By Vicki Weisfeld

Ann Hornaday’s book Talking Pictures: How to Watch Movies might sound like a superfluous entry in a list of how-to-do-it guides. What prep do you need besides finding a comfortable seat, grabbing your popcorn, and turning off the lights and the ringer on your phone? Sure, you can just relax and let the movie experience wash over you, but Hornaday’s deconstruction of the process will make your viewing a richer experience.

Since I write theater/performance reviews for The Front Row Center, I hoped the insights in this book would be at least somewhat generalizable to this other medium. And, they are. The book is organized usefully, too—chapters on the screenplay, acting, production design, and directing, are all germane to theater. Hornaday, who is a movie reviewer for the Washington Post, helpfully highlights differences between film and stage too.

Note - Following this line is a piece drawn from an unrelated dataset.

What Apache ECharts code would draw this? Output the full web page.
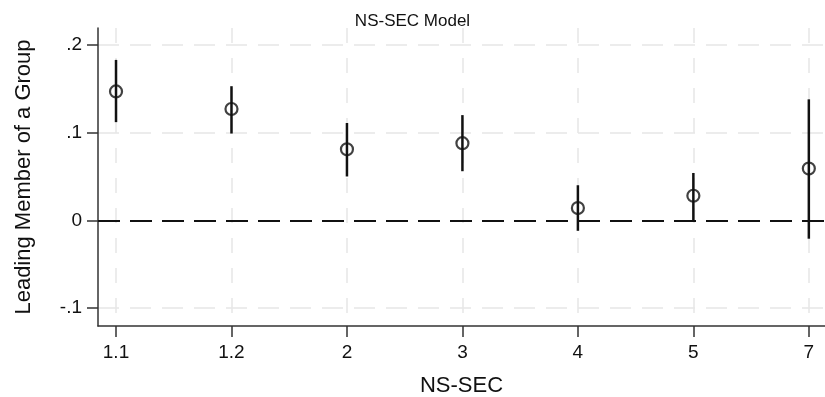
<!DOCTYPE html>
<html>
<head>
<meta charset="utf-8">
<script src="https://cdn.jsdelivr.net/npm/echarts@6/dist/echarts.min.js"></script>
<style>
  html, body { margin: 0; padding: 0; background: #fff; }
  #chart { width: 825px; height: 397px; }
</style>
</head>
<body>
<div id="chart"></div>
<script>
// NS-SEC categories and point estimates with confidence intervals
const categories = ['1.1', '1.2', '2', '3', '4', '5', '7'];
const estimates = [0.147, 0.127, 0.081, 0.088, 0.014, 0.028, 0.059];
const lower = [0.112, 0.099, 0.050, 0.056, -0.012, 0.000, -0.021];
const upper = [0.183, 0.153, 0.111, 0.120, 0.040, 0.054, 0.138];
const yTicks = [-0.1, 0, 0.1, 0.2];
const xTicks = categories.map((c, i) => i);

const font = 'Liberation Sans, Arial, Helvetica, sans-serif';

const chart = echarts.init(document.getElementById('chart'));

chart.setOption({
  animation: false,
  backgroundColor: '#fff',
  title: {
    text: 'NS-SEC Model',
    left: 'center',
    top: 8,
    textStyle: { fontFamily: font, fontSize: 17, fontWeight: 'normal', color: '#111' }
  },
  grid: { left: 98, right: 0, top: 28, bottom: 71, outerBoundsMode: 'none' },
  xAxis: {
    type: 'value',
    min: -0.156,
    max: 6.14,
    name: 'NS-SEC',
    nameLocation: 'middle',
    nameGap: 49,
    nameTextStyle: { fontFamily: font, fontSize: 22, color: '#111' },
    axisLine: { show: true, onZero: false, lineStyle: { color: '#333', width: 1.5 } },
    axisTick: { show: true, length: 11, customValues: xTicks, lineStyle: { color: '#333', width: 1.5 } },
    axisLabel: {
      customValues: xTicks,
      margin: 17,
      fontFamily: font, fontSize: 19, color: '#111',
      formatter: v => categories[Math.round(v)]
    },
    splitLine: { show: true, lineStyle: { color: '#e6e6e6', width: 1.5, type: [15, 15] } }
  },
  yAxis: {
    type: 'value',
    min: -0.1206,
    max: 0.2194,
    name: 'Leading Member of a Group',
    nameLocation: 'middle',
    nameGap: 63,
    nameTextStyle: { fontFamily: font, fontSize: 22, color: '#111' },
    axisLine: { show: true, onZero: false, lineStyle: { color: '#333', width: 1.5 } },
    axisTick: { show: true, length: 11, customValues: yTicks, lineStyle: { color: '#333', width: 1.5 } },
    axisLabel: {
      customValues: yTicks,
      margin: 16,
      fontFamily: font, fontSize: 19, color: '#111',
      formatter: v => {
        if (Math.abs(v) < 1e-9) return '0';
        return String(+v.toFixed(1)).replace('0.', '.');
      }
    },
    splitLine: { show: true, lineStyle: { color: '#e6e6e6', width: 1.5, type: [21, 11] } }
  },
  series: [
    {
      // confidence intervals
      type: 'custom',
      data: categories.map((c, i) => [i, lower[i], upper[i]]),
      renderItem: (params, api) => {
        const lo = api.coord([api.value(0), api.value(1)]);
        const hi = api.coord([api.value(0), api.value(2)]);
        return {
          type: 'line',
          shape: { x1: lo[0], y1: lo[1], x2: hi[0], y2: hi[1] },
          style: { stroke: '#111', lineWidth: 2.5 }
        };
      },
      encode: { x: 0, y: [1, 2] },
      z: 3,
      markLine: {
        silent: true,
        symbol: 'none',
        label: { show: false },
        lineStyle: { color: '#111', width: 2, type: [22, 10] },
        data: [{ yAxis: 0 }]
      }
    },
    {
      type: 'scatter',
      data: categories.map((c, i) => [i, estimates[i]]),
      symbol: 'circle',
      symbolSize: 12,
      itemStyle: { color: 'rgba(0,0,0,0)', borderColor: '#111', borderWidth: 2.2 },
      z: 4
    }
  ]
});
</script>
</body>
</html>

The overriding questions that shape her approach to reviewing were raised early in her career by a more experienced colleague. He said, “Ask yourself three questions: ‘What was the artist trying to achieve?’ ‘Did they achieve it?’ And, ‘Was it worth doing?’” Seems to me those three questions can be applied to any creative endeavor—painting or novel-writing, as well as movies and theater.

What was the artist (the playwright, the director, an individual actor) trying to achieve? Entertainment? Enlightenment? Not sure? A fluffy confection of a comedy can be just as satisfying and successful (often more so) than a serious drama. As a theater-goer, you can usually have a pretty good idea what the intent was. A glitzy surface and top-notch cast may distract you from a  production that is hollow at its core. But if you have nagging doubts, a vague purpose or the cross-purposes of too many backstage cooks may be at fault.

Did they achieve it? Here’s where it’s fun to see several productions of the same play. Even a new production of a familiar classic can knocks your socks off. Caesar Must Die, a film of prisoners in Rome’s infamous Rebibbia prison being cast, rehearsing, and producing Julius Caesar is astonishing. I’ll never forget the McCarter Theatre’s 2016 production of Disgraced, which had already won its Pulitzer, had a successful run on Broadway and elsewhere, and had become the most-produced play in the country that season. No doubt many audience members, like me, had seen it and knew what was in store. Yet, this production was so powerful that, at the end, we were too stunned even to applaud. At least for a long moment.

Was it worth doing? Now, there’s a question. And, each of us will have different metrics for arriving at the answer. But if you’ve ever walked out of a theater asking yourself “Why?” perhaps it’s because the answer—at least for you—was “no.”

Tucking these three questions in the back of your mind may help you answer friends and family, when they ask the inevitable, “So, what did you think of that play?”